01/06/2011 08:56 am ET | Updated May 25, 2011

JERUSALEM — Human rights groups expressed outrage Wednesday after Israel's parliament moved toward approving a formal inquiry into their sources of funding, describing it as a step to stifle dissent and limit democracy.

The vote was one of a series needed to establish a parliamentary commission of inquiry into human rights groups that work toward prosecution of Israeli soldiers and officials abroad for alleged war crimes. It passed by a wide margin, 41-15.

The sponsor of the inquiry legislation, like similar steps before, was Yisrael Beitenu, the hard-line party headed by Foreign Minister Avigdor Lieberman and dominated by immigrants from the former Soviet Union.

Activities of groups like Breaking the Silence and B'Tselem, which expose alleged Israeli human rights violations in the West Bank and Gaza, have long infuriated Lieberman and his allies.

The idea of a formal inquiry into rights groups follows earlier initiatives from Israel's right, like requiring an oath of loyalty from non-Jews who apply for Israeli citizenship and banning state funding for groups that mark the annual Palestinian day of mourning over Israel's creation.

Hagai Elad, director of the Association of Civil Rights in Israel, one of the country's oldest human rights advocacy groups, complained that the hard-liners who dominate the current parliament "have shown that instead of dealing with the content of the criticism voiced, they prefer to silence and vilify" the groups.

Another group, the Public Committee Against Torture in Israel, called the legislation "authoritarian, immoral and illegitimate," adding that it "mourns the slow but sure death of democratic values in Israel."

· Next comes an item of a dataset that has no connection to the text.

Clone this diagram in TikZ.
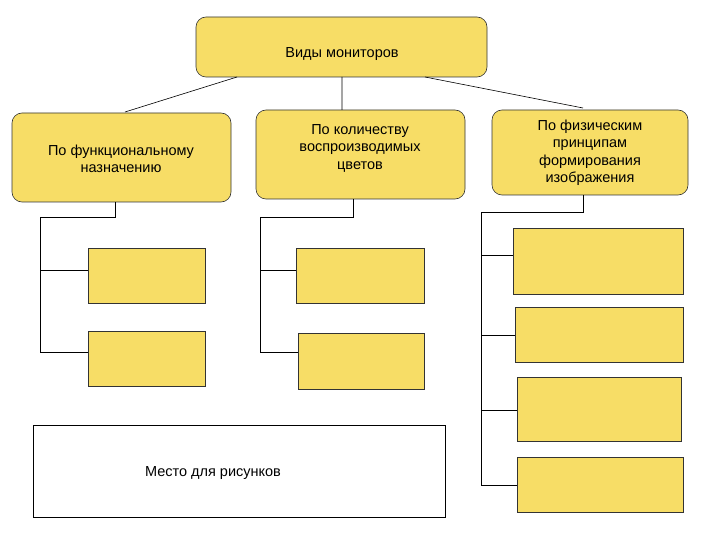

Critics of the groups charge that European governments and organizations channel huge amounts of money to the groups without accountability, supporting what the critics call "lawfare," legal action aimed at delegitimizing Israel.

David Kriss, spokesman for the European Union delegation in Israel, said that the EU does not hide its donations.

"All of the EU's funding is done according to accepted criteria, and donations are all listed on the EU website," he said. The EU mission does not speak for its member nations.

Israel's society has long been split between those who favor far-reaching concessions for peace with the Palestinians and those who oppose such a policy. The human rights groups targeted by the Yisrael Beitenu initiative spring from the dovish camp, branching out into active opposition to Israel's occupation of Palestinian areas.

They have produced dozens of studies critical of Israeli policies and activities, as well as countless reports in news media taking Israel to task for its treatment of Palestinians. For decades, Israel's government has been put on the defensive by the groups while trying to refute the charges.

Polls show that cracking down on the Israeli human rights groups has considerable sympathy among Israelis.

One of the most vexing campaigns for Israeli officials is the drive in Europe to arrest and prosecute Israeli officials and ex-military officers for alleged war crimes under the concept of "universal jurisdiction," under which some countries have adopted the power to try alleged war criminals, though they have no direct connection to them.

Pro-Palestinian groups, some co-operating with the Israeli organizations, have forced Israeli officials to cancel trips to Europe for fear of arrest. One, an ex-general, had to stay aboard an airliner at a London airport and return home for fear of arrest. Israeli opposition leader Tzipi Livni last year canceled a visit to Britain, and the two countries had to move their strategic dialogue from London to Jerusalem.

Explaining the need for the inquiry, Yisrael Beitenu said it would show who is behind the Israeli groups.

"Their purpose is to deter the Israeli military in its fight against terrorists and weaken the resolve of soldiers in their defense" of Israel, it said in a statement.

In response, 14 rights groups issued a joint statement rejecting the reasoning, adding, "Similar attempts to silence criticism have failed in the past, (and) this attempt will fail, too."